(Dataset extract)
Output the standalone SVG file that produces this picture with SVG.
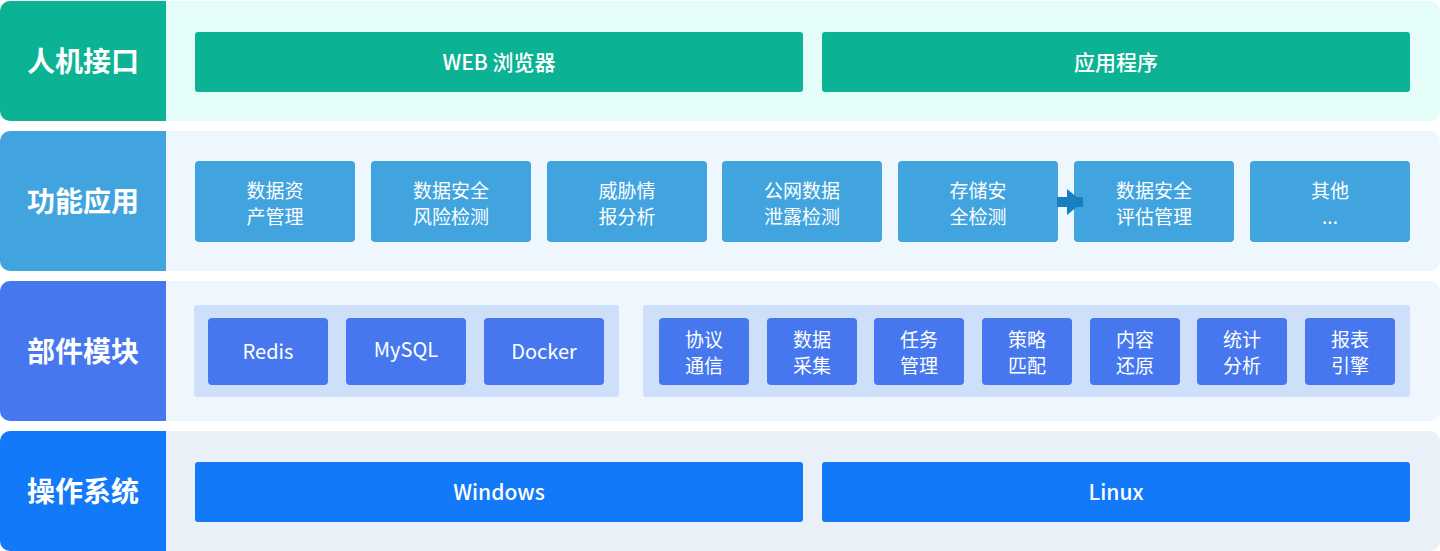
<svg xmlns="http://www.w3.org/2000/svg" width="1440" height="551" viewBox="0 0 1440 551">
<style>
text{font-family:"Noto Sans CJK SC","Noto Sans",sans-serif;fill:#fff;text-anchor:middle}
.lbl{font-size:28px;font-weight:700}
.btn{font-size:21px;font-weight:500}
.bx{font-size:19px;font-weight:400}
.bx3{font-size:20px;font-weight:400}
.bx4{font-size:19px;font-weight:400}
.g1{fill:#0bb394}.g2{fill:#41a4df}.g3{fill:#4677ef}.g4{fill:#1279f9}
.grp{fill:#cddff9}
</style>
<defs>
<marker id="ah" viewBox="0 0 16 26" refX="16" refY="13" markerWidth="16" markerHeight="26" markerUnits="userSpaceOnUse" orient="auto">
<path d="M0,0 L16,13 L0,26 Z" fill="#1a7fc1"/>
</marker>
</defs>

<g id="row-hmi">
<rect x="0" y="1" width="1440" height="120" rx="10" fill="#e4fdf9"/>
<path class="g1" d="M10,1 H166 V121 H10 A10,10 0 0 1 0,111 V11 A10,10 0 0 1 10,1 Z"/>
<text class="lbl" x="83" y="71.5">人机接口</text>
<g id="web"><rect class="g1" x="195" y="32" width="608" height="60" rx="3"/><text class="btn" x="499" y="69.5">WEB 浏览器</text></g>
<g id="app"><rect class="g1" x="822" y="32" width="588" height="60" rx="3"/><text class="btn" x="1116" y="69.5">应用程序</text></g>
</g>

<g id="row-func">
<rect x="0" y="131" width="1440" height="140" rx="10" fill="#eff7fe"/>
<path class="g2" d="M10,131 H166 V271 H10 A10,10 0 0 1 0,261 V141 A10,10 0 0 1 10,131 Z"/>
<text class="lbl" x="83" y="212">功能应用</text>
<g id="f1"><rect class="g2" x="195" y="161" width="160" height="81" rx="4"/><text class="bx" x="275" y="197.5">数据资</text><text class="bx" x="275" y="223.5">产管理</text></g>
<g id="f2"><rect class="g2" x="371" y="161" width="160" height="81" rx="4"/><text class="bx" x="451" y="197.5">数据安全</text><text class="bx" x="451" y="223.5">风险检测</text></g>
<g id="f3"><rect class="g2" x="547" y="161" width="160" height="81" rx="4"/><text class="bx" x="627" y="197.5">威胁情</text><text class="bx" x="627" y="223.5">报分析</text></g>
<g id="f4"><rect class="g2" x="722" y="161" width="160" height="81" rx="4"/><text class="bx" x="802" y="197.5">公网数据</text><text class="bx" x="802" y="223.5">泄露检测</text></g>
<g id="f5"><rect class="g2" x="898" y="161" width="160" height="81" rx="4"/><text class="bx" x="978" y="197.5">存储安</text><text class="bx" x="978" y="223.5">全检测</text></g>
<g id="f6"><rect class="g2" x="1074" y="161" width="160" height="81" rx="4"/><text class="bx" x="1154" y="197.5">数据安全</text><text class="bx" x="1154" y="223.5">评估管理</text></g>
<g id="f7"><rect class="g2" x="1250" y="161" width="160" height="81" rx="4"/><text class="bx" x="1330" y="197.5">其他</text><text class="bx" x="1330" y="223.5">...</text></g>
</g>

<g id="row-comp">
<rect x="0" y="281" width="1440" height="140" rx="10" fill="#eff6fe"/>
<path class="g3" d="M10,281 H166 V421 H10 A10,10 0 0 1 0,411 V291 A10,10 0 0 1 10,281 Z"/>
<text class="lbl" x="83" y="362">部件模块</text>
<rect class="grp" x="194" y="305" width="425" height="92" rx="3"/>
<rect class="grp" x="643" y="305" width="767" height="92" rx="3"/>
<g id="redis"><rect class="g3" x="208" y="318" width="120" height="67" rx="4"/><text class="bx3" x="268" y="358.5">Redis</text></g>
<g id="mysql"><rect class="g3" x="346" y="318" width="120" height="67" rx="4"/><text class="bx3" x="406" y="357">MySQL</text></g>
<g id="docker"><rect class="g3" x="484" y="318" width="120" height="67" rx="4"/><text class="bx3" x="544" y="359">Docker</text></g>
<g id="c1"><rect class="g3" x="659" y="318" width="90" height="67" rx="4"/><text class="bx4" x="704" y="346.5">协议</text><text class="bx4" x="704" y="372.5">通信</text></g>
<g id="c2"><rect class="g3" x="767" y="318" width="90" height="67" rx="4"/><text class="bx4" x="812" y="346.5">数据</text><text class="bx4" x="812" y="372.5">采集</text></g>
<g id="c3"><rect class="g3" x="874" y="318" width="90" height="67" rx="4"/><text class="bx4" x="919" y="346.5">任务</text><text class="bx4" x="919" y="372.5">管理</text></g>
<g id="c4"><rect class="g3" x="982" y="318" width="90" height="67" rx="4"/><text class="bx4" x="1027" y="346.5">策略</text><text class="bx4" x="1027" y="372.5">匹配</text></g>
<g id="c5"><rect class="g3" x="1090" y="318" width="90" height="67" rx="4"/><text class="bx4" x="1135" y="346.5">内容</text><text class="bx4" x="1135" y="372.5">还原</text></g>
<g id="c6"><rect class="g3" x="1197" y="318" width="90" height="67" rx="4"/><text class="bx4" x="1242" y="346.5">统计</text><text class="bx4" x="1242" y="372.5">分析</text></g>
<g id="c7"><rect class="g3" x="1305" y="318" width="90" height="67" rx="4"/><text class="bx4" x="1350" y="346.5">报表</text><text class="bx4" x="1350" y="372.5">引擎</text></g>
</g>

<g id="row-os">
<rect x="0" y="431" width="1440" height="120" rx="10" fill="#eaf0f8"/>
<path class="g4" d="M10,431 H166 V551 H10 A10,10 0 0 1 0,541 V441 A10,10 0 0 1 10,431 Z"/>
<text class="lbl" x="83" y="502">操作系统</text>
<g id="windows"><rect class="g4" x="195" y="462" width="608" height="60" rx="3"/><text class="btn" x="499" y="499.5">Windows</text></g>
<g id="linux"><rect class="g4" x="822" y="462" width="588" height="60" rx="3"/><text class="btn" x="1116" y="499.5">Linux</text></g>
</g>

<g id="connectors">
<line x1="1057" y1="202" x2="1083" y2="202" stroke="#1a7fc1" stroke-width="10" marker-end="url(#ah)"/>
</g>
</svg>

(Exercise directions) Copy out all the data exactly; skip the pictures.

(Output)
Output the standalone SVG file that produces this picture with SVG.
<svg xmlns="http://www.w3.org/2000/svg" width="1440" height="551" viewBox="0 0 1440 551">
<style>
text{font-family:"Noto Sans CJK SC","Noto Sans",sans-serif;fill:#fff;text-anchor:middle}
.lbl{font-size:28px;font-weight:700}
.btn{font-size:21px;font-weight:500}
.bx{font-size:19px;font-weight:400}
.bx3{font-size:20px;font-weight:400}
.bx4{font-size:19px;font-weight:400}
.g1{fill:#0bb394}.g2{fill:#41a4df}.g3{fill:#4677ef}.g4{fill:#1279f9}
.grp{fill:#cddff9}
</style>
<defs>
<marker id="ah" viewBox="0 0 16 26" refX="16" refY="13" markerWidth="16" markerHeight="26" markerUnits="userSpaceOnUse" orient="auto">
<path d="M0,0 L16,13 L0,26 Z" fill="#1a7fc1"/>
</marker>
</defs>

<g id="row-hmi">
<rect x="0" y="1" width="1440" height="120" rx="10" fill="#e4fdf9"/>
<path class="g1" d="M10,1 H166 V121 H10 A10,10 0 0 1 0,111 V11 A10,10 0 0 1 10,1 Z"/>
<text class="lbl" x="83" y="71.5">人机接口</text>
<g id="web"><rect class="g1" x="195" y="32" width="608" height="60" rx="3"/><text class="btn" x="499" y="69.5">WEB 浏览器</text></g>
<g id="app"><rect class="g1" x="822" y="32" width="588" height="60" rx="3"/><text class="btn" x="1116" y="69.5">应用程序</text></g>
</g>

<g id="row-func">
<rect x="0" y="131" width="1440" height="140" rx="10" fill="#eff7fe"/>
<path class="g2" d="M10,131 H166 V271 H10 A10,10 0 0 1 0,261 V141 A10,10 0 0 1 10,131 Z"/>
<text class="lbl" x="83" y="212">功能应用</text>
<g id="f1"><rect class="g2" x="195" y="161" width="160" height="81" rx="4"/><text class="bx" x="275" y="197.5">数据资</text><text class="bx" x="275" y="223.5">产管理</text></g>
<g id="f2"><rect class="g2" x="371" y="161" width="160" height="81" rx="4"/><text class="bx" x="451" y="197.5">数据安全</text><text class="bx" x="451" y="223.5">风险检测</text></g>
<g id="f3"><rect class="g2" x="547" y="161" width="160" height="81" rx="4"/><text class="bx" x="627" y="197.5">威胁情</text><text class="bx" x="627" y="223.5">报分析</text></g>
<g id="f4"><rect class="g2" x="722" y="161" width="160" height="81" rx="4"/><text class="bx" x="802" y="197.5">公网数据</text><text class="bx" x="802" y="223.5">泄露检测</text></g>
<g id="f5"><rect class="g2" x="898" y="161" width="160" height="81" rx="4"/><text class="bx" x="978" y="197.5">存储安</text><text class="bx" x="978" y="223.5">全检测</text></g>
<g id="f6"><rect class="g2" x="1074" y="161" width="160" height="81" rx="4"/><text class="bx" x="1154" y="197.5">数据安全</text><text class="bx" x="1154" y="223.5">评估管理</text></g>
<g id="f7"><rect class="g2" x="1250" y="161" width="160" height="81" rx="4"/><text class="bx" x="1330" y="197.5">其他</text><text class="bx" x="1330" y="223.5">...</text></g>
</g>

<g id="row-comp">
<rect x="0" y="281" width="1440" height="140" rx="10" fill="#eff6fe"/>
<path class="g3" d="M10,281 H166 V421 H10 A10,10 0 0 1 0,411 V291 A10,10 0 0 1 10,281 Z"/>
<text class="lbl" x="83" y="362">部件模块</text>
<rect class="grp" x="194" y="305" width="425" height="92" rx="3"/>
<rect class="grp" x="643" y="305" width="767" height="92" rx="3"/>
<g id="redis"><rect class="g3" x="208" y="318" width="120" height="67" rx="4"/><text class="bx3" x="268" y="358.5">Redis</text></g>
<g id="mysql"><rect class="g3" x="346" y="318" width="120" height="67" rx="4"/><text class="bx3" x="406" y="357">MySQL</text></g>
<g id="docker"><rect class="g3" x="484" y="318" width="120" height="67" rx="4"/><text class="bx3" x="544" y="359">Docker</text></g>
<g id="c1"><rect class="g3" x="659" y="318" width="90" height="67" rx="4"/><text class="bx4" x="704" y="346.5">协议</text><text class="bx4" x="704" y="372.5">通信</text></g>
<g id="c2"><rect class="g3" x="767" y="318" width="90" height="67" rx="4"/><text class="bx4" x="812" y="346.5">数据</text><text class="bx4" x="812" y="372.5">采集</text></g>
<g id="c3"><rect class="g3" x="874" y="318" width="90" height="67" rx="4"/><text class="bx4" x="919" y="346.5">任务</text><text class="bx4" x="919" y="372.5">管理</text></g>
<g id="c4"><rect class="g3" x="982" y="318" width="90" height="67" rx="4"/><text class="bx4" x="1027" y="346.5">策略</text><text class="bx4" x="1027" y="372.5">匹配</text></g>
<g id="c5"><rect class="g3" x="1090" y="318" width="90" height="67" rx="4"/><text class="bx4" x="1135" y="346.5">内容</text><text class="bx4" x="1135" y="372.5">还原</text></g>
<g id="c6"><rect class="g3" x="1197" y="318" width="90" height="67" rx="4"/><text class="bx4" x="1242" y="346.5">统计</text><text class="bx4" x="1242" y="372.5">分析</text></g>
<g id="c7"><rect class="g3" x="1305" y="318" width="90" height="67" rx="4"/><text class="bx4" x="1350" y="346.5">报表</text><text class="bx4" x="1350" y="372.5">引擎</text></g>
</g>

<g id="row-os">
<rect x="0" y="431" width="1440" height="120" rx="10" fill="#eaf0f8"/>
<path class="g4" d="M10,431 H166 V551 H10 A10,10 0 0 1 0,541 V441 A10,10 0 0 1 10,431 Z"/>
<text class="lbl" x="83" y="502">操作系统</text>
<g id="windows"><rect class="g4" x="195" y="462" width="608" height="60" rx="3"/><text class="btn" x="499" y="499.5">Windows</text></g>
<g id="linux"><rect class="g4" x="822" y="462" width="588" height="60" rx="3"/><text class="btn" x="1116" y="499.5">Linux</text></g>
</g>

<g id="connectors">
<line x1="1057" y1="202" x2="1083" y2="202" stroke="#1a7fc1" stroke-width="10" marker-end="url(#ah)"/>
</g>
</svg>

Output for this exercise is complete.